# [What needs to be done]
Reproduce the listing below word for word, with no pictures.

# [Data section]
◆ ◆ ◆

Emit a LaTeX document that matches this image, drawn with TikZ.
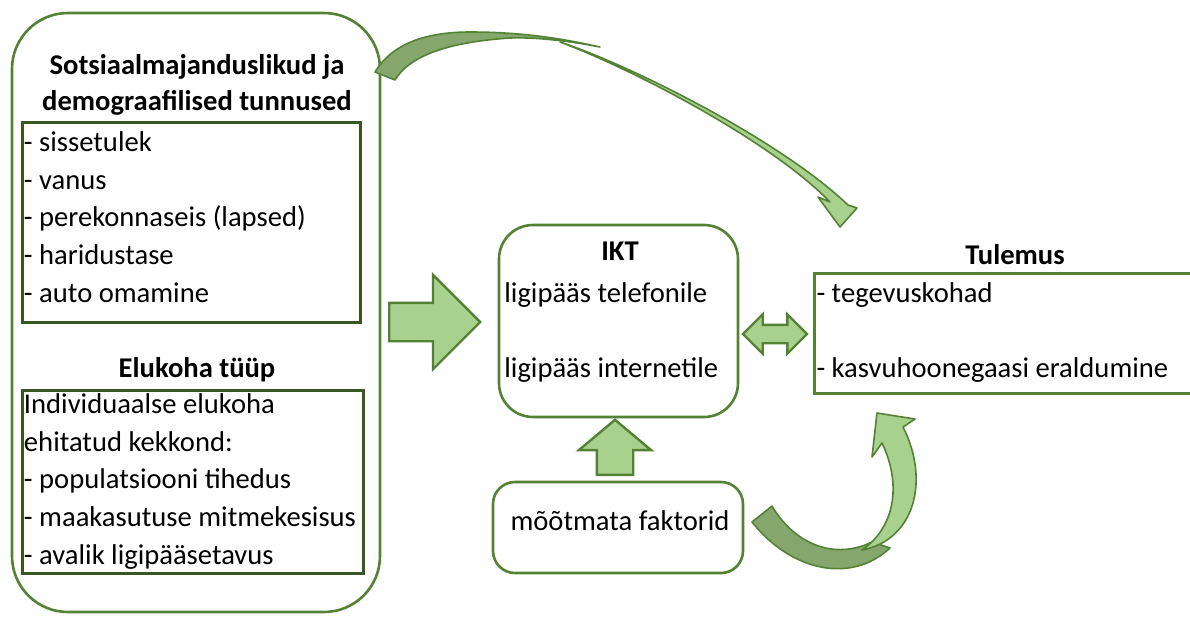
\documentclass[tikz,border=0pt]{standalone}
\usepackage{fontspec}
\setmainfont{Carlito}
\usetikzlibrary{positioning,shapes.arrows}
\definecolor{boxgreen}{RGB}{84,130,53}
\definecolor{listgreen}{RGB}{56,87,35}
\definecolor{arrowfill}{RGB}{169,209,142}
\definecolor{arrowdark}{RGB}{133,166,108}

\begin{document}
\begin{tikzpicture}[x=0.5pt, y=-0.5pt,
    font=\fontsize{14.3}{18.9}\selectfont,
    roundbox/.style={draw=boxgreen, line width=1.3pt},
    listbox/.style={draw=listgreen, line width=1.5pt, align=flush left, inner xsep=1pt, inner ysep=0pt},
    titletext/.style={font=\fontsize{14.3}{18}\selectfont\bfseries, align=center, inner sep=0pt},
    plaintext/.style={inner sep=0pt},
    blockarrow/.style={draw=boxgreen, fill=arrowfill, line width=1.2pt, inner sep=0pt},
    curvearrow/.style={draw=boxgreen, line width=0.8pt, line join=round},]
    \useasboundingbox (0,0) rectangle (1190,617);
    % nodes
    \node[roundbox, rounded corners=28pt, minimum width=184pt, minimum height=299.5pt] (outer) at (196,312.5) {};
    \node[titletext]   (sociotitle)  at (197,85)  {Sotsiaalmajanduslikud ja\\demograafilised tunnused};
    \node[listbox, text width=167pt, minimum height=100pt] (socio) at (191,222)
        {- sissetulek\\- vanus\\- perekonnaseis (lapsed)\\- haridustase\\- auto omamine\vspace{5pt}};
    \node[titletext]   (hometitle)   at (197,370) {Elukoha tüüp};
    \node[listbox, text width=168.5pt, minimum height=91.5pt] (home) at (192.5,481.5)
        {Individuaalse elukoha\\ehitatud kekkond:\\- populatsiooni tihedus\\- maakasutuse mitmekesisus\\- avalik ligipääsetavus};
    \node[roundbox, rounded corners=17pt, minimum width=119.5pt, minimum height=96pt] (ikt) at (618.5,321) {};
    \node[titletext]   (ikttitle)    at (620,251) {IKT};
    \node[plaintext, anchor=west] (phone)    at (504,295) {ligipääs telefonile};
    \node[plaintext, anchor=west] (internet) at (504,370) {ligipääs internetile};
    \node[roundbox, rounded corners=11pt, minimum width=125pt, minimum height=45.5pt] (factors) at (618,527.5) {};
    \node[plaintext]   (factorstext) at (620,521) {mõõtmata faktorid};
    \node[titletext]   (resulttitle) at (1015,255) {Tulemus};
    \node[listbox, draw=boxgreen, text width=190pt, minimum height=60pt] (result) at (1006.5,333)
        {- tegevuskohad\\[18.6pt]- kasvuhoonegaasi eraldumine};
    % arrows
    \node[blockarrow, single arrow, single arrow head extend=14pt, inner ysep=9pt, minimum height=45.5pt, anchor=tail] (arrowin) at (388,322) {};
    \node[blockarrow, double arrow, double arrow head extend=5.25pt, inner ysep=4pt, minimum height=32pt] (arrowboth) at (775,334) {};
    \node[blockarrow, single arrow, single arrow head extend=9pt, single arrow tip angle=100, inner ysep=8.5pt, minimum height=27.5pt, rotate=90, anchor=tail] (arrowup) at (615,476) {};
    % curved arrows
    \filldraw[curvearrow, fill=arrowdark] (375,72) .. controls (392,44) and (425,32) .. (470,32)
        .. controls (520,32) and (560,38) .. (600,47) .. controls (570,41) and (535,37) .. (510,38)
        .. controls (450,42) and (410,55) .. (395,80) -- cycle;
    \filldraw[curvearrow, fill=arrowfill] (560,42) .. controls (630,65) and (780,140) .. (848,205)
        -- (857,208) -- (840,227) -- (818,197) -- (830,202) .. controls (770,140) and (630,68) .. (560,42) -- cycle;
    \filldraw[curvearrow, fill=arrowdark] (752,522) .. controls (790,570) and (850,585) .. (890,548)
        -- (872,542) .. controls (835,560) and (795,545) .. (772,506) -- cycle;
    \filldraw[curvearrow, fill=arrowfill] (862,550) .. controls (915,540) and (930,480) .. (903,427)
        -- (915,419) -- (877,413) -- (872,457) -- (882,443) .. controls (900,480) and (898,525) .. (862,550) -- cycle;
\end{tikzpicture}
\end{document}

◆ ◆ ◆

# [Response below]
Emit a LaTeX document that matches this image, drawn with TikZ.
\documentclass[tikz,border=0pt]{standalone}
\usepackage{fontspec}
\setmainfont{Carlito}
\usetikzlibrary{positioning,shapes.arrows}
\definecolor{boxgreen}{RGB}{84,130,53}
\definecolor{listgreen}{RGB}{56,87,35}
\definecolor{arrowfill}{RGB}{169,209,142}
\definecolor{arrowdark}{RGB}{133,166,108}

\begin{document}
\begin{tikzpicture}[x=0.5pt, y=-0.5pt,
    font=\fontsize{14.3}{18.9}\selectfont,
    roundbox/.style={draw=boxgreen, line width=1.3pt},
    listbox/.style={draw=listgreen, line width=1.5pt, align=flush left, inner xsep=1pt, inner ysep=0pt},
    titletext/.style={font=\fontsize{14.3}{18}\selectfont\bfseries, align=center, inner sep=0pt},
    plaintext/.style={inner sep=0pt},
    blockarrow/.style={draw=boxgreen, fill=arrowfill, line width=1.2pt, inner sep=0pt},
    curvearrow/.style={draw=boxgreen, line width=0.8pt, line join=round},]
    \useasboundingbox (0,0) rectangle (1190,617);
    % nodes
    \node[roundbox, rounded corners=28pt, minimum width=184pt, minimum height=299.5pt] (outer) at (196,312.5) {};
    \node[titletext]   (sociotitle)  at (197,85)  {Sotsiaalmajanduslikud ja\\demograafilised tunnused};
    \node[listbox, text width=167pt, minimum height=100pt] (socio) at (191,222)
        {- sissetulek\\- vanus\\- perekonnaseis (lapsed)\\- haridustase\\- auto omamine\vspace{5pt}};
    \node[titletext]   (hometitle)   at (197,370) {Elukoha tüüp};
    \node[listbox, text width=168.5pt, minimum height=91.5pt] (home) at (192.5,481.5)
        {Individuaalse elukoha\\ehitatud kekkond:\\- populatsiooni tihedus\\- maakasutuse mitmekesisus\\- avalik ligipääsetavus};
    \node[roundbox, rounded corners=17pt, minimum width=119.5pt, minimum height=96pt] (ikt) at (618.5,321) {};
    \node[titletext]   (ikttitle)    at (620,251) {IKT};
    \node[plaintext, anchor=west] (phone)    at (504,295) {ligipääs telefonile};
    \node[plaintext, anchor=west] (internet) at (504,370) {ligipääs internetile};
    \node[roundbox, rounded corners=11pt, minimum width=125pt, minimum height=45.5pt] (factors) at (618,527.5) {};
    \node[plaintext]   (factorstext) at (620,521) {mõõtmata faktorid};
    \node[titletext]   (resulttitle) at (1015,255) {Tulemus};
    \node[listbox, draw=boxgreen, text width=190pt, minimum height=60pt] (result) at (1006.5,333)
        {- tegevuskohad\\[18.6pt]- kasvuhoonegaasi eraldumine};
    % arrows
    \node[blockarrow, single arrow, single arrow head extend=14pt, inner ysep=9pt, minimum height=45.5pt, anchor=tail] (arrowin) at (388,322) {};
    \node[blockarrow, double arrow, double arrow head extend=5.25pt, inner ysep=4pt, minimum height=32pt] (arrowboth) at (775,334) {};
    \node[blockarrow, single arrow, single arrow head extend=9pt, single arrow tip angle=100, inner ysep=8.5pt, minimum height=27.5pt, rotate=90, anchor=tail] (arrowup) at (615,476) {};
    % curved arrows
    \filldraw[curvearrow, fill=arrowdark] (375,72) .. controls (392,44) and (425,32) .. (470,32)
        .. controls (520,32) and (560,38) .. (600,47) .. controls (570,41) and (535,37) .. (510,38)
        .. controls (450,42) and (410,55) .. (395,80) -- cycle;
    \filldraw[curvearrow, fill=arrowfill] (560,42) .. controls (630,65) and (780,140) .. (848,205)
        -- (857,208) -- (840,227) -- (818,197) -- (830,202) .. controls (770,140) and (630,68) .. (560,42) -- cycle;
    \filldraw[curvearrow, fill=arrowdark] (752,522) .. controls (790,570) and (850,585) .. (890,548)
        -- (872,542) .. controls (835,560) and (795,545) .. (772,506) -- cycle;
    \filldraw[curvearrow, fill=arrowfill] (862,550) .. controls (915,540) and (930,480) .. (903,427)
        -- (915,419) -- (877,413) -- (872,457) -- (882,443) .. controls (900,480) and (898,525) .. (862,550) -- cycle;
\end{tikzpicture}
\end{document}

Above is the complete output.